PROBLEM DETAILS |
Repeat every line of the listing below exactly, minus the pictures.

_ _ _ _ _

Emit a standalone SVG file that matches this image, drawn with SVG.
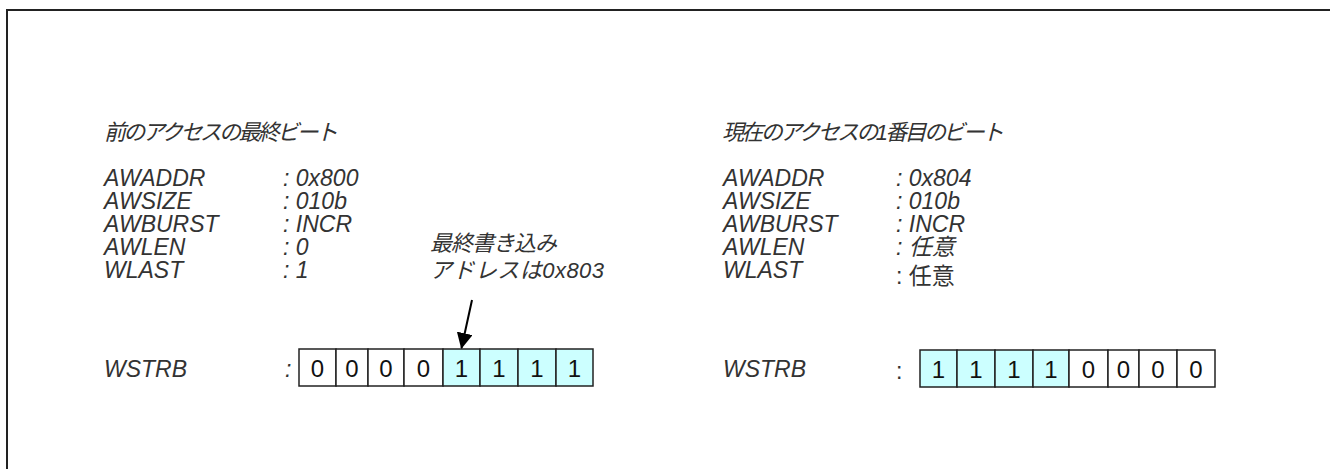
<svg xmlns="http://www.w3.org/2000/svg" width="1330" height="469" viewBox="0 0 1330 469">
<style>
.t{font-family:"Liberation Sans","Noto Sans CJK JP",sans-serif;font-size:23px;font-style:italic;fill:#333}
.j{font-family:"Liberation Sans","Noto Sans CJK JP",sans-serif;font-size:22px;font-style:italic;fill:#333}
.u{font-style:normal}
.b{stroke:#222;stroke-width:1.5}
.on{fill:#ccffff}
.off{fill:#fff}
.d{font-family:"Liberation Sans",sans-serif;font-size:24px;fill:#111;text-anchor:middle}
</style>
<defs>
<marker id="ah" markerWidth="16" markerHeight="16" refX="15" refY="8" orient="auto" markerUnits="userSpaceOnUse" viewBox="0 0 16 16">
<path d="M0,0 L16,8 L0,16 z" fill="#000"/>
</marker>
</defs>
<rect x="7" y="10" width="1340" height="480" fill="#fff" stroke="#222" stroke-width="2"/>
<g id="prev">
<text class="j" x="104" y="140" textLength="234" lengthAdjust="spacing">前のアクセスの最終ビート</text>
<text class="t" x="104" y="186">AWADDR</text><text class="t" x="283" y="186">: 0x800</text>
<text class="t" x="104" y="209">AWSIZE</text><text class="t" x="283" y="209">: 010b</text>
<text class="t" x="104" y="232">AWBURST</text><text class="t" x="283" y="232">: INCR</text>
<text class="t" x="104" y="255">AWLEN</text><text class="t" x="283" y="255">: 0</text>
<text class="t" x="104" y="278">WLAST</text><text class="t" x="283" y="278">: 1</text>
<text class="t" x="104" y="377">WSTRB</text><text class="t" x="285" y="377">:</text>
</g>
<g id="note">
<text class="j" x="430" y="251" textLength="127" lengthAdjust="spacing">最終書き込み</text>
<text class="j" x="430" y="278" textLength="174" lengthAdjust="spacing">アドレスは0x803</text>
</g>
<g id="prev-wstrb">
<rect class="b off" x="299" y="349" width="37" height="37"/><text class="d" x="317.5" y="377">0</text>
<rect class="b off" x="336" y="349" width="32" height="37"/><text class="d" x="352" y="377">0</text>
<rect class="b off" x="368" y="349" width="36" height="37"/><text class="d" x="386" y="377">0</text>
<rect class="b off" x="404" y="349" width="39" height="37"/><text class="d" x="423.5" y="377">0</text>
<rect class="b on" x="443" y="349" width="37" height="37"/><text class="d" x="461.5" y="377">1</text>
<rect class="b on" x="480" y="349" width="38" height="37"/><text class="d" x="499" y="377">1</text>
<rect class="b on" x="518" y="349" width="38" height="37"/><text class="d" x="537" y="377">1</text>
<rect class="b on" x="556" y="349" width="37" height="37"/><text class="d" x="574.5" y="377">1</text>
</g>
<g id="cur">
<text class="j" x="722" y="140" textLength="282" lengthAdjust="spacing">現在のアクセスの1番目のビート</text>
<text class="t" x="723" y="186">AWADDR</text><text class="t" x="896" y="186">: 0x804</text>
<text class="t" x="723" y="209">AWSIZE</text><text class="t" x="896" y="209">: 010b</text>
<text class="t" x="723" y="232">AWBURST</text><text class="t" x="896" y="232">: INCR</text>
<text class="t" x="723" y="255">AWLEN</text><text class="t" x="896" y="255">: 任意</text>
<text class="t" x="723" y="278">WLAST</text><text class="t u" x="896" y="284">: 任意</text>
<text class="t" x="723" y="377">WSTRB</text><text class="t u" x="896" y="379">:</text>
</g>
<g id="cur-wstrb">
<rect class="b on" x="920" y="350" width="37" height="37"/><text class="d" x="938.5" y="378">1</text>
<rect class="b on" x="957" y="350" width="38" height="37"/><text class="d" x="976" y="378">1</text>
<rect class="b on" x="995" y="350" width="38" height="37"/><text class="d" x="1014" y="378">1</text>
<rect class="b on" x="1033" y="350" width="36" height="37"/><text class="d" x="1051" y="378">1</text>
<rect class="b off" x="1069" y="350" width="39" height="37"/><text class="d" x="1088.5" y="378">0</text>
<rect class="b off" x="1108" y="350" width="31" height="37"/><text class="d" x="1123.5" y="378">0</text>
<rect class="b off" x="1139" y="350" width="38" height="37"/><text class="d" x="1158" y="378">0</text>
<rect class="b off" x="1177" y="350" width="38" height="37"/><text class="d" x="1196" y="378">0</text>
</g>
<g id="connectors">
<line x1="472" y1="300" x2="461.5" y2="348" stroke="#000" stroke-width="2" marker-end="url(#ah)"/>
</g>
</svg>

_ _ _ _ _

RESPONSE TO THIS EXERCISE |
Emit a standalone SVG file that matches this image, drawn with SVG.
<svg xmlns="http://www.w3.org/2000/svg" width="1330" height="469" viewBox="0 0 1330 469">
<style>
.t{font-family:"Liberation Sans","Noto Sans CJK JP",sans-serif;font-size:23px;font-style:italic;fill:#333}
.j{font-family:"Liberation Sans","Noto Sans CJK JP",sans-serif;font-size:22px;font-style:italic;fill:#333}
.u{font-style:normal}
.b{stroke:#222;stroke-width:1.5}
.on{fill:#ccffff}
.off{fill:#fff}
.d{font-family:"Liberation Sans",sans-serif;font-size:24px;fill:#111;text-anchor:middle}
</style>
<defs>
<marker id="ah" markerWidth="16" markerHeight="16" refX="15" refY="8" orient="auto" markerUnits="userSpaceOnUse" viewBox="0 0 16 16">
<path d="M0,0 L16,8 L0,16 z" fill="#000"/>
</marker>
</defs>
<rect x="7" y="10" width="1340" height="480" fill="#fff" stroke="#222" stroke-width="2"/>
<g id="prev">
<text class="j" x="104" y="140" textLength="234" lengthAdjust="spacing">前のアクセスの最終ビート</text>
<text class="t" x="104" y="186">AWADDR</text><text class="t" x="283" y="186">: 0x800</text>
<text class="t" x="104" y="209">AWSIZE</text><text class="t" x="283" y="209">: 010b</text>
<text class="t" x="104" y="232">AWBURST</text><text class="t" x="283" y="232">: INCR</text>
<text class="t" x="104" y="255">AWLEN</text><text class="t" x="283" y="255">: 0</text>
<text class="t" x="104" y="278">WLAST</text><text class="t" x="283" y="278">: 1</text>
<text class="t" x="104" y="377">WSTRB</text><text class="t" x="285" y="377">:</text>
</g>
<g id="note">
<text class="j" x="430" y="251" textLength="127" lengthAdjust="spacing">最終書き込み</text>
<text class="j" x="430" y="278" textLength="174" lengthAdjust="spacing">アドレスは0x803</text>
</g>
<g id="prev-wstrb">
<rect class="b off" x="299" y="349" width="37" height="37"/><text class="d" x="317.5" y="377">0</text>
<rect class="b off" x="336" y="349" width="32" height="37"/><text class="d" x="352" y="377">0</text>
<rect class="b off" x="368" y="349" width="36" height="37"/><text class="d" x="386" y="377">0</text>
<rect class="b off" x="404" y="349" width="39" height="37"/><text class="d" x="423.5" y="377">0</text>
<rect class="b on" x="443" y="349" width="37" height="37"/><text class="d" x="461.5" y="377">1</text>
<rect class="b on" x="480" y="349" width="38" height="37"/><text class="d" x="499" y="377">1</text>
<rect class="b on" x="518" y="349" width="38" height="37"/><text class="d" x="537" y="377">1</text>
<rect class="b on" x="556" y="349" width="37" height="37"/><text class="d" x="574.5" y="377">1</text>
</g>
<g id="cur">
<text class="j" x="722" y="140" textLength="282" lengthAdjust="spacing">現在のアクセスの1番目のビート</text>
<text class="t" x="723" y="186">AWADDR</text><text class="t" x="896" y="186">: 0x804</text>
<text class="t" x="723" y="209">AWSIZE</text><text class="t" x="896" y="209">: 010b</text>
<text class="t" x="723" y="232">AWBURST</text><text class="t" x="896" y="232">: INCR</text>
<text class="t" x="723" y="255">AWLEN</text><text class="t" x="896" y="255">: 任意</text>
<text class="t" x="723" y="278">WLAST</text><text class="t u" x="896" y="284">: 任意</text>
<text class="t" x="723" y="377">WSTRB</text><text class="t u" x="896" y="379">:</text>
</g>
<g id="cur-wstrb">
<rect class="b on" x="920" y="350" width="37" height="37"/><text class="d" x="938.5" y="378">1</text>
<rect class="b on" x="957" y="350" width="38" height="37"/><text class="d" x="976" y="378">1</text>
<rect class="b on" x="995" y="350" width="38" height="37"/><text class="d" x="1014" y="378">1</text>
<rect class="b on" x="1033" y="350" width="36" height="37"/><text class="d" x="1051" y="378">1</text>
<rect class="b off" x="1069" y="350" width="39" height="37"/><text class="d" x="1088.5" y="378">0</text>
<rect class="b off" x="1108" y="350" width="31" height="37"/><text class="d" x="1123.5" y="378">0</text>
<rect class="b off" x="1139" y="350" width="38" height="37"/><text class="d" x="1158" y="378">0</text>
<rect class="b off" x="1177" y="350" width="38" height="37"/><text class="d" x="1196" y="378">0</text>
</g>
<g id="connectors">
<line x1="472" y1="300" x2="461.5" y2="348" stroke="#000" stroke-width="2" marker-end="url(#ah)"/>
</g>
</svg>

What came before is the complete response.